The Edmonton Oilers signed Ryan Keller to a one-year two-way contract yesterday, and Ryan Rishaug tells us that Keller got a pretty nice payday ($625,000 NHL and $225,000 AHL). Keller was good enough to get into six NHL games with the Senators in 2010-11, but spent most of the season in the AHL where he scored 42 goals and 34 assists in 94 regular season and playoff games for Binghamton. That team finished fifth in their division, but went on to win the Calder Cup, and it's not hard to imagine that his recent team success played a role in the Oilers bringing him aboard.
During the regular season, Keller's 32 goals led the team, and with Colin McDonald and Alexandre Giroux moving on to greener pastures, Keller will be counted on to do something similar with the Barons in 2011-12. Thankfully, he has the kind of track record that suggests he should be able to follow through on that expectation. Before last season, Keller scored 34 goals and 34 assists in 72 games with Binghamton in 2009-10, and was a point per game player in the SM-Liiga in both 2008-09 and 2007-08. He doesn't have a realistic chance at a roster spot with the Oilers, but as a top line AHL player, he's an excellent fit, especially since he's a natural right-winger.
The only potential snag in this signing is the fact that it puts the Oilers at the fifty-man limit on their reserve list. Or does it? After the jump, I'll take a closer look at the CBA to see if that fact is in fact a fact, and glance once again at what the roster might look like at the start of the year in Oklahoma City.
First up, let's take a look at this reserve list. The relevant section of the CBA reads as follows:
Not more than 50 Players signed to an SPC and not less than 24 Players and 3 goalkeepers under an SPC. Age 18 and age 19 Players who were returned to Juniors, and who have not played 11 NHL Games in one season, shall be exempt from inclusion in the 50 Player limit. Any club violating this provision shall be liable to loss of draft choices as determined by the Commissioner.

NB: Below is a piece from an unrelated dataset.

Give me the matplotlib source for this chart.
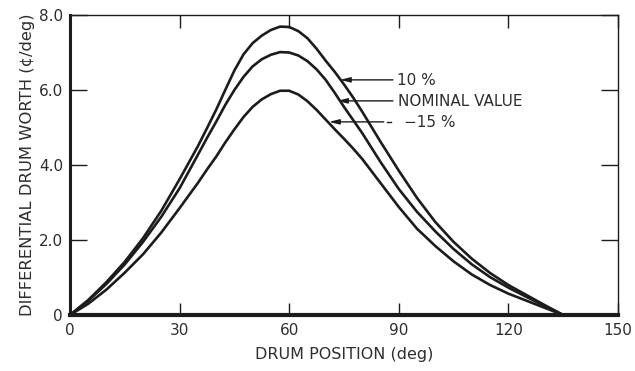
import matplotlib
matplotlib.use("Agg")
import matplotlib.pyplot as plt

# drum position (deg)
deg = [0, 5, 10, 15, 20, 25, 30, 35,
       37.5, 40, 42.5, 45, 47.5, 50, 52.5, 55, 57.5, 60, 62.5, 65, 67.5, 70,
       72.5, 75, 77.5, 80,
       85, 90, 95, 100, 105, 110, 115, 120, 125, 130, 135]

# differential drum worth
plus10 = [0, 0.40, 0.88, 1.42, 2.05, 2.78, 3.62, 4.50,
          4.98, 5.47, 6.00, 6.52, 6.95, 7.25, 7.45, 7.60, 7.69, 7.68, 7.57,
          7.38, 7.10, 6.78, 6.48, 6.15, 5.80, 5.42,
          4.62, 3.85, 3.12, 2.48, 1.95, 1.50, 1.12, 0.80, 0.53, 0.26, 0]
nominal = [0, 0.38, 0.83, 1.35, 1.95, 2.62, 3.38, 4.27,
           4.72, 5.15, 5.60, 6.00, 6.35, 6.63, 6.82, 6.94, 7.01, 7.00, 6.92,
           6.77, 6.55, 6.27, 5.92, 5.55, 5.20, 4.85,
           4.08, 3.36, 2.75, 2.23, 1.76, 1.35, 1.01, 0.73, 0.48, 0.24, 0]
minus15 = [0, 0.30, 0.68, 1.13, 1.62, 2.20, 2.85, 3.52,
           3.88, 4.22, 4.60, 4.95, 5.28, 5.55, 5.75, 5.89, 5.98, 5.98, 5.88,
           5.70, 5.47, 5.21, 4.95, 4.70, 4.44, 4.16,
           3.52, 2.88, 2.30, 1.84, 1.43, 1.08, 0.80, 0.57, 0.38, 0.19, 0]

xticks = [0, 30, 60, 90, 120, 150]
yticks = [0, 2, 4, 6, 8]
ylabels = ["0", "2.0", "4.0", "6.0", "8.0"]

ink = "#1c1c1c"
txt = "#2e2e2e"

fig = plt.figure(figsize=(6.35, 3.71), dpi=100)
ax = fig.add_axes([0.1102, 0.1509, 0.8630, 0.8087])

for ys in (plus10, nominal, minus15):
    ax.plot(deg, ys, color=ink, lw=1.9, solid_capstyle="round",
            solid_joinstyle="round")

ax.set_xlim(0, 150)
ax.set_ylim(0, 8)
ax.set_xticks(xticks)
ax.set_yticks(yticks)
ax.set_yticklabels(ylabels)

for s in ("top", "right"):
    ax.spines[s].set_linewidth(1.0)
ax.spines["left"].set_linewidth(2.2)
ax.spines["bottom"].set_linewidth(3.0)
for s in ax.spines.values():
    s.set_color(ink)

ax.tick_params(axis="x", direction="in", length=9, width=1.0, top=True,
               labelsize=11, labelcolor=txt, color=ink, pad=6)
ax.tick_params(axis="y", direction="in", length=12, width=1.0, right=True,
               labelsize=11, labelcolor=txt, color=ink, pad=5)

ax.set_xlabel("DRUM POSITION (deg)", fontsize=11.5, color=txt, labelpad=6)
ax.set_ylabel("DIFFERENTIAL DRUM WORTH (\u00a2/deg)", fontsize=11.8, color=txt,
              labelpad=3)

arrow = dict(arrowstyle="-|>,head_length=0.6,head_width=0.15", color=ink,
             lw=1.0, shrinkA=0, shrinkB=0)
ax.annotate("", xy=(73.9, 6.27), xytext=(88.4, 6.27), arrowprops=arrow)
ax.text(89.6, 6.24, "10 %", fontsize=11, color=txt, va="center", ha="left")
ax.annotate("", xy=(73.1, 5.71), xytext=(88.4, 5.71), arrowprops=arrow)
ax.text(89.8, 5.68, "NOMINAL VALUE", fontsize=11, color=txt, va="center",
        ha="left")
ax.annotate("", xy=(70.9, 5.15), xytext=(85.9, 5.15), arrowprops=arrow)
ax.plot([86.8, 87.9], [5.15, 5.15], color=ink, lw=1.0)
ax.text(91.5, 5.12, "\u221215 %", fontsize=11, color=txt, va="center",
        ha="left")

fig.savefig("out.png", dpi=100)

I read that to mean that junior players count against the limit until they are officially returned to the CHL. In that this doesn't happen over the summer, I would assume that all of the 18 and 19 year-old players do in fact count against the 50 player limit over the summer. That said, players who are currently restricted free agents do not seem to count toward the 50 player limit, so even with this signing, the Oilers are still technically at 47 contracts since all three of Andrew Cogliano, Taylor Chorney, and Ryan O`Marra are still restricted free agents. However, qualifying offers remain on the table until July 15th, so it would seem unwise for the Oilers to sign any more players before that date, assuming the rest of my interpretation is correct.
Shifting gears somewhat, let's now take a look at who's likely to be available for the roster in Oklahoma City to start the year:
Lennart Petrell - Ryan O`Marra - Ryan Keller
Teemu Hartikainen - Anton Lander - Mark Arcobello
Josh Green - Tanner House - Antti Tyrvainen
Hunter Tremblay - Milan Kytnar - Tyler Pitlick
Curtis Hamilton - Chris VandeVelde - Toni Rajala
Philippe Cornet - Andrew Lord - Cameron Abney
Taylor Chorney - Alex Plante
Bryan Helmer - Corey Potter
Martin Marincin - Colten Teubert
Johan Motin - Taylor Fedun
The guys who qualify as AHL veterans currently under contract are Petrell, Keller, Green, Helmer, and Potter so the veteran rule won't be a major consideration in line-up decisions, but there are an awful lot of players on this list, particularly up front. Given the Oilers' lack of depth on the blue-line (it's not hard to imagine two injuries to defensemen at the AHL or NHL level), I fully expect Martin Marincin to play pro hockey this season, but players like Curtis Hamilton and Tyler Pitlick are going to need to play well in training camp to earn their spots with the Barons, and a player like Toni Rajala may well end up going back to Finland. If those players end up making the team, that whole bottom forward group will probably start the year in Stockton.